Kansas is the next state in line pushing for sports betting legalization. With the NBA and MLB footing their version of a sports betting platform state-to-state, the Kansas version could be a preview of what to expect with upcoming legislation. The Kansas bill could shape how USA sportsbook sites are formulated from this point on.
One thing the NBA and MLB have been pushing are integrity fees. They believe that they are entitled to 1% of sportsbook wagers because the games they host are a product and part of their intellectual property. 1% of all sports gambling wagers may seem small, but it can be a significant figure for states depending on the gambling market. The Kansas bill dialed the integrity fee back to .25% and is capped at 5% in the event of a surge in popularity and total wagers placed. This is similar to what New York did with their bill, except NY capped theirs at 2%.
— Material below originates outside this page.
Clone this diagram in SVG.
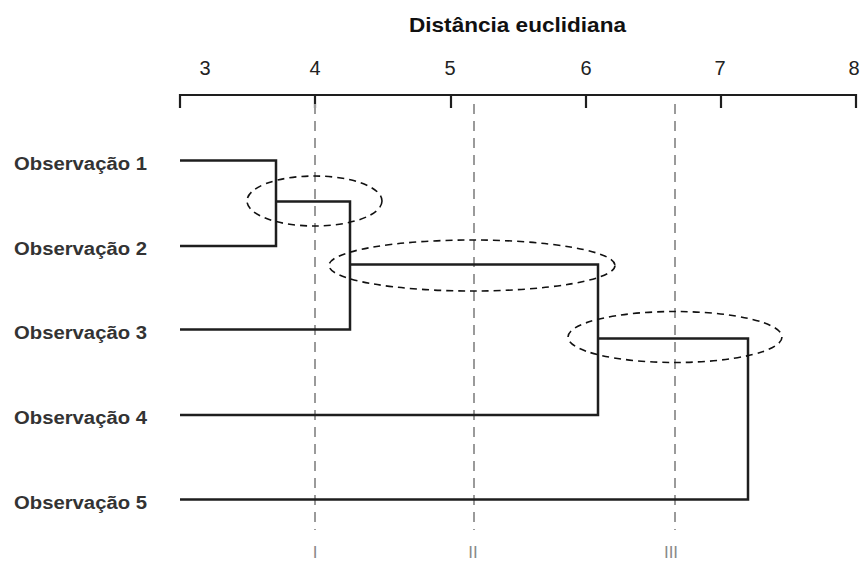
<svg xmlns="http://www.w3.org/2000/svg" width="861" height="563" viewBox="0 0 861 563">
  <style>
    .tree { fill: none; stroke: #1e1e1e; stroke-width: 2.5; stroke-linejoin: miter; }
    .axis { fill: none; stroke: #1e1e1e; stroke-width: 2.2; }
    .cut { fill: none; stroke: #9a9a9a; stroke-width: 2; stroke-dasharray: 10 7; }
    .oval { fill: none; stroke: #111; stroke-width: 1.6; stroke-dasharray: 7 5; }
    .lbl { font-family: "Liberation Sans", Arial, sans-serif; font-weight: bold; font-size: 18px; fill: #333; }
    .num { font-family: "Liberation Sans", Arial, sans-serif; font-size: 20px; fill: #222; text-anchor: middle; }
    .title { font-family: "Liberation Sans", Arial, sans-serif; font-weight: bold; font-size: 21px; fill: #111; }
    .roman { font-family: "Liberation Sans", Arial, sans-serif; font-size: 17px; fill: #8a8a8a; text-anchor: middle; }
  </style>
  <rect width="861" height="563" fill="#ffffff"/>

  <g id="axis">
    <text class="title" x="409" y="32" textLength="217" lengthAdjust="spacingAndGlyphs">Distância euclidiana</text>
    <path class="axis" d="M180,108 V95 H856 V108 M315,95 V108 M451,95 V108 M586,95 V108 M721,95 V108"/>
    <text class="num" x="205" y="75">3</text>
    <text class="num" x="315" y="75">4</text>
    <text class="num" x="450" y="75">5</text>
    <text class="num" x="586" y="75">6</text>
    <text class="num" x="720" y="75">7</text>
    <text class="num" x="854" y="75">8</text>
  </g>

  <g id="cuts">
    <line class="cut" x1="315" y1="104" x2="315" y2="530"/>
    <line class="cut" x1="474" y1="104" x2="474" y2="530"/>
    <line class="cut" x1="675" y1="104" x2="675" y2="530"/>
    <text class="roman" x="315" y="558">I</text>
    <text class="roman" x="473" y="558">II</text>
    <text class="roman" x="671" y="558">III</text>
  </g>

  <g id="obs1"><text class="lbl" x="14" y="170" textLength="133" lengthAdjust="spacingAndGlyphs">Observação 1</text></g>
  <g id="obs2"><text class="lbl" x="14" y="255" textLength="133" lengthAdjust="spacingAndGlyphs">Observação 2</text></g>
  <g id="obs3"><text class="lbl" x="14" y="339" textLength="133" lengthAdjust="spacingAndGlyphs">Observação 3</text></g>
  <g id="obs4"><text class="lbl" x="14" y="424" textLength="133" lengthAdjust="spacingAndGlyphs">Observação 4</text></g>
  <g id="obs5"><text class="lbl" x="14" y="509" textLength="133" lengthAdjust="spacingAndGlyphs">Observação 5</text></g>

  <g id="connectors">
    <path class="tree" d="M180,160.5 H276 V246 H180"/>
    <path class="tree" d="M276,201.5 H350 V329.5 H180"/>
    <path class="tree" d="M350,264.5 H598 V415 H180"/>
    <path class="tree" d="M598,338.5 H748 V499.5 H180"/>
  </g>

  <g id="ovals">
    <ellipse class="oval" cx="314.5" cy="201" rx="67.5" ry="25"/>
    <ellipse class="oval" cx="472" cy="265.5" rx="143" ry="25.5"/>
    <ellipse class="oval" cx="675" cy="337" rx="107" ry="25.5"/>
  </g>
</svg>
Another interesting component of the Kansas bill is that gives leagues the opportunity to request restrictions on certain games and types of wagers. Don’t be alarmed. The bill does not give them the power to block anything. All final approval rests with the Kansas Gaming Commission. This could prove troublesome, as leagues could lobby for certain games or wagers to be restricted, but that seems to be how things go with politics.
When it comes to data integration, the Kansas bill found a middle ground. The bill states that sportsbooks can use any third-party data source for basic wagers. However, leagues have the right to dictate which data is used for live betting and specific wagers (possibly prop bets). The data monopoly issue is still a bit of a question mark for some, but under this proposal, the NBA (for example) controls how live betting wagers are determined based on the analytics official league sources report. If you wager on a player to get 10 rebounds in the second quarter, your betting result depends on how the NBA tracks that statistic as opposed to a third-party source.
This bill is the clearest example of a state attempting to reconcile with the leagues’ demands. New York tied in the integrity fees, but Kansas seems to have addressed each of the concerns put forth by the NBA and MLB. Other states may follow this model when it comes time to put out a piece of sports betting legislation.
Is there potential for problems? Sure. Conspiracy theorists may begin to wonder if leagues are altering their stats to fit certain betting lines. Some may wonder if they will restrict certain prop or live bets. Unfortunately, all anyone can do is wait to see how the PASPA case plays out and how the sports betting market develops thereafter. Any laws passed now can be amended later, but we are starting to get a glimpse of how legislation could be in the coming months. Kansas is providing the basic framework for potential legal online sports betting.